*What you should do*: A verbatim copy of the records is required, with all pictures left out.

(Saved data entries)
---
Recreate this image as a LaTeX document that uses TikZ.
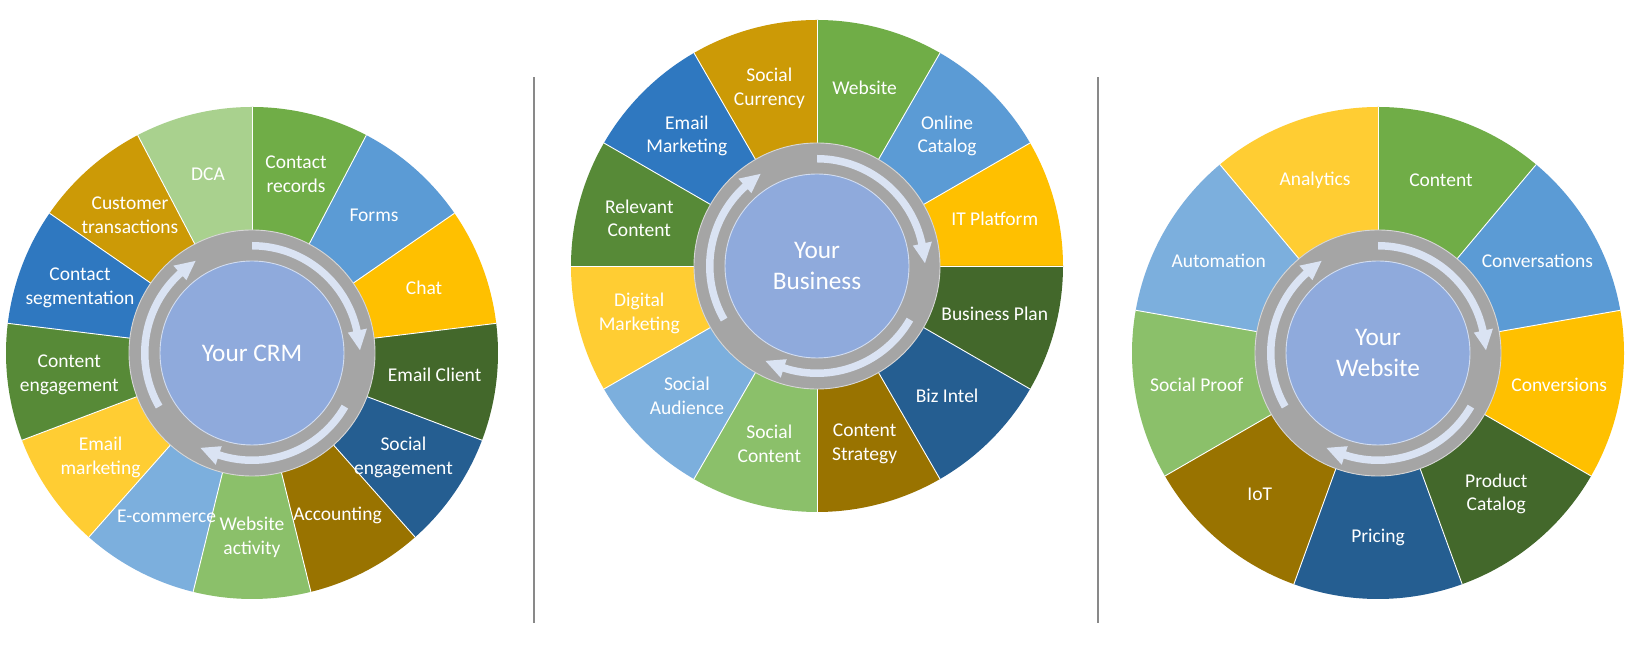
\documentclass[tikz,border=0pt]{standalone}
\usepackage{fontspec}
\setmainfont{Carlito}
\definecolor{cA}{HTML}{70AD47}
\definecolor{cB}{HTML}{5B9BD5}
\definecolor{cC}{HTML}{FFC000}
\definecolor{cD}{HTML}{43682B}
\definecolor{cE}{HTML}{255E91}
\definecolor{cF}{HTML}{997300}
\definecolor{cG}{HTML}{8BC06A}
\definecolor{cH}{HTML}{7CAFDD}
\definecolor{cI}{HTML}{FFCD33}
\definecolor{cJ}{HTML}{578A37}
\definecolor{cK}{HTML}{2F78C0}
\definecolor{cL}{HTML}{CC9A06}
\definecolor{cM}{HTML}{A9D18E}
\definecolor{ringc}{HTML}{A5A5A5}
\definecolor{hubc}{HTML}{8FAADC}
\definecolor{arrc}{HTML}{DAE3F3}
\definecolor{sepc}{HTML}{898989}
\tikzset{
  lbl/.style={text=white, font=\fontsize{19.5}{23.8}\selectfont, align=center, inner sep=0pt},
  ctext/.style={text=white, font=\fontsize{25.3}{31}\selectfont, align=center, inner sep=0pt},
  segline/.style={draw=white, line width=0.9pt},
  ringstyle/.style={fill=ringc, draw=white!55!ringc, line width=0.9pt},
  hubstyle/.style={fill=hubc, draw=white!60!hubc, line width=0.9pt},
  arrstyle/.style={fill=arrc},
  sepline/.style={draw=sepc, line width=2.8pt}
}
\newcommand\drawwheel[4]{%
  \begin{scope}[shift={#2}]
    \foreach \col/\lab [count=\k from 0] in {#4}{
      \pgfmathsetmacro\angA{90-\k*360/#3}
      \pgfmathsetmacro\angB{90-(\k+1)*360/#3}
      \fill[fill=\col] (0,0) -- (\angA:246) arc[start angle=\angA, end angle=\angB, radius=246] -- cycle;
    }
    \foreach \k in {1,...,#3}{
      \pgfmathsetmacro\angA{90-\k*360/#3}
      \draw[segline] (0,0) -- (\angA:246);
    }
    \filldraw[ringstyle] (0,0) circle[radius=123];
    \filldraw[hubstyle] (0,0) circle[radius=92];
    \foreach \r in {0,1,2}{
      \pgfmathsetmacro\arS{90-120*\r}
      \pgfmathsetmacro\arB{12-120*\r}
      \pgfmathsetmacro\arT{1.5-120*\r}
      \fill[arrstyle] (\arS:103.5) arc[start angle=\arS, end angle=\arB, radius=103.5]
        -- (\arB:98) -- (\arT:108) -- (\arB:117.5) -- (\arB:111)
        arc[start angle=\arB, end angle=\arS, radius=111] -- cycle;
    }
    \foreach \col/\lab [count=\k from 0] in {#4}{
      \pgfmathsetmacro\angM{90-(\k+0.5)*360/#3}
      \node[lbl] (#1s\k) at (\angM:184) {\lab};
    }
  \end{scope}%
}
\begin{document}
\begin{tikzpicture}[x=1pt,y=1pt]
  \useasboundingbox (0,0) rectangle (1631,660);
  \fill[white] (0,0) rectangle (1631,660);
  \drawwheel{w1}{(252,307)}{13}{cA/{Contact\\records}, cB/Forms, cC/Chat, cD/{Email Client}, cE/{Social\\engagement}, cF/Accounting, cG/{Website\\activity}, cH/E-commerce, cI/{Email\\marketing}, cJ/{Content\\engagement}, cK/{Contact\\segmentation}, cL/{Customer\\transactions}, cM/DCA}
  \node[ctext] (w1c) at (252,307) {Your CRM};
  \drawwheel{w2}{(817,394)}{12}{cA/Website, cB/{Online\\Catalog}, cC/{IT Platform}, cD/{Business Plan}, cE/{Biz Intel}, cF/{Content\\Strategy}, cG/{Social\\Content}, cH/{Social\\Audience}, cI/{Digital\\Marketing}, cJ/{Relevant\\Content}, cK/{Email\\Marketing}, cL/{Social\\Currency}}
  \node[ctext] (w2c) at (817,394) {Your\\Business};
  \drawwheel{w3}{(1378,307)}{9}{cA/Content, cB/Conversations, cC/Conversions, cD/{Product\\Catalog}, cE/Pricing, cF/IoT, cG/{Social Proof}, cH/Automation, cI/Analytics}
  \node[ctext] (w3c) at (1378,307) {Your\\Website};
  \draw[sepline] (534,37) -- (534,583);
  \draw[sepline] (1098,37) -- (1098,583);
\end{tikzpicture}
\end{document}
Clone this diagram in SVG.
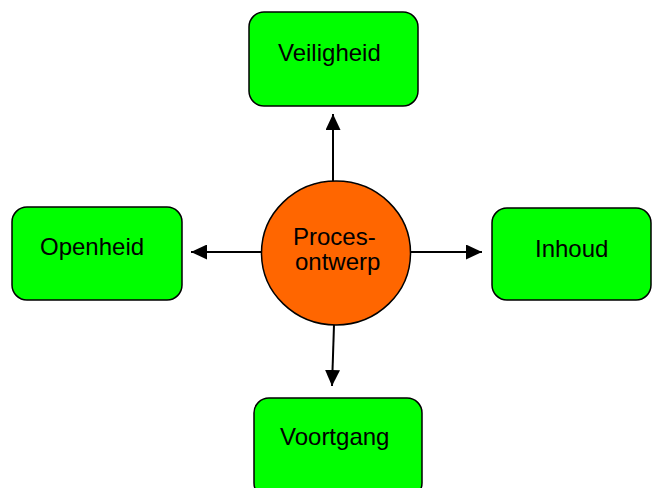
---
*The response*:
Recreate this image as a LaTeX document that uses TikZ.
\documentclass[tikz,border=0pt]{standalone}
\usepackage{fontspec}
\setmainfont{Carlito}
\definecolor{cA}{HTML}{70AD47}
\definecolor{cB}{HTML}{5B9BD5}
\definecolor{cC}{HTML}{FFC000}
\definecolor{cD}{HTML}{43682B}
\definecolor{cE}{HTML}{255E91}
\definecolor{cF}{HTML}{997300}
\definecolor{cG}{HTML}{8BC06A}
\definecolor{cH}{HTML}{7CAFDD}
\definecolor{cI}{HTML}{FFCD33}
\definecolor{cJ}{HTML}{578A37}
\definecolor{cK}{HTML}{2F78C0}
\definecolor{cL}{HTML}{CC9A06}
\definecolor{cM}{HTML}{A9D18E}
\definecolor{ringc}{HTML}{A5A5A5}
\definecolor{hubc}{HTML}{8FAADC}
\definecolor{arrc}{HTML}{DAE3F3}
\definecolor{sepc}{HTML}{898989}
\tikzset{
  lbl/.style={text=white, font=\fontsize{19.5}{23.8}\selectfont, align=center, inner sep=0pt},
  ctext/.style={text=white, font=\fontsize{25.3}{31}\selectfont, align=center, inner sep=0pt},
  segline/.style={draw=white, line width=0.9pt},
  ringstyle/.style={fill=ringc, draw=white!55!ringc, line width=0.9pt},
  hubstyle/.style={fill=hubc, draw=white!60!hubc, line width=0.9pt},
  arrstyle/.style={fill=arrc},
  sepline/.style={draw=sepc, line width=2.8pt}
}
\newcommand\drawwheel[4]{%
  \begin{scope}[shift={#2}]
    \foreach \col/\lab [count=\k from 0] in {#4}{
      \pgfmathsetmacro\angA{90-\k*360/#3}
      \pgfmathsetmacro\angB{90-(\k+1)*360/#3}
      \fill[fill=\col] (0,0) -- (\angA:246) arc[start angle=\angA, end angle=\angB, radius=246] -- cycle;
    }
    \foreach \k in {1,...,#3}{
      \pgfmathsetmacro\angA{90-\k*360/#3}
      \draw[segline] (0,0) -- (\angA:246);
    }
    \filldraw[ringstyle] (0,0) circle[radius=123];
    \filldraw[hubstyle] (0,0) circle[radius=92];
    \foreach \r in {0,1,2}{
      \pgfmathsetmacro\arS{90-120*\r}
      \pgfmathsetmacro\arB{12-120*\r}
      \pgfmathsetmacro\arT{1.5-120*\r}
      \fill[arrstyle] (\arS:103.5) arc[start angle=\arS, end angle=\arB, radius=103.5]
        -- (\arB:98) -- (\arT:108) -- (\arB:117.5) -- (\arB:111)
        arc[start angle=\arB, end angle=\arS, radius=111] -- cycle;
    }
    \foreach \col/\lab [count=\k from 0] in {#4}{
      \pgfmathsetmacro\angM{90-(\k+0.5)*360/#3}
      \node[lbl] (#1s\k) at (\angM:184) {\lab};
    }
  \end{scope}%
}
\begin{document}
\begin{tikzpicture}[x=1pt,y=1pt]
  \useasboundingbox (0,0) rectangle (1631,660);
  \fill[white] (0,0) rectangle (1631,660);
  \drawwheel{w1}{(252,307)}{13}{cA/{Contact\\records}, cB/Forms, cC/Chat, cD/{Email Client}, cE/{Social\\engagement}, cF/Accounting, cG/{Website\\activity}, cH/E-commerce, cI/{Email\\marketing}, cJ/{Content\\engagement}, cK/{Contact\\segmentation}, cL/{Customer\\transactions}, cM/DCA}
  \node[ctext] (w1c) at (252,307) {Your CRM};
  \drawwheel{w2}{(817,394)}{12}{cA/Website, cB/{Online\\Catalog}, cC/{IT Platform}, cD/{Business Plan}, cE/{Biz Intel}, cF/{Content\\Strategy}, cG/{Social\\Content}, cH/{Social\\Audience}, cI/{Digital\\Marketing}, cJ/{Relevant\\Content}, cK/{Email\\Marketing}, cL/{Social\\Currency}}
  \node[ctext] (w2c) at (817,394) {Your\\Business};
  \drawwheel{w3}{(1378,307)}{9}{cA/Content, cB/Conversations, cC/Conversions, cD/{Product\\Catalog}, cE/Pricing, cF/IoT, cG/{Social Proof}, cH/Automation, cI/Analytics}
  \node[ctext] (w3c) at (1378,307) {Your\\Website};
  \draw[sepline] (534,37) -- (534,583);
  \draw[sepline] (1098,37) -- (1098,583);
\end{tikzpicture}
\end{document}
Clone this diagram in SVG.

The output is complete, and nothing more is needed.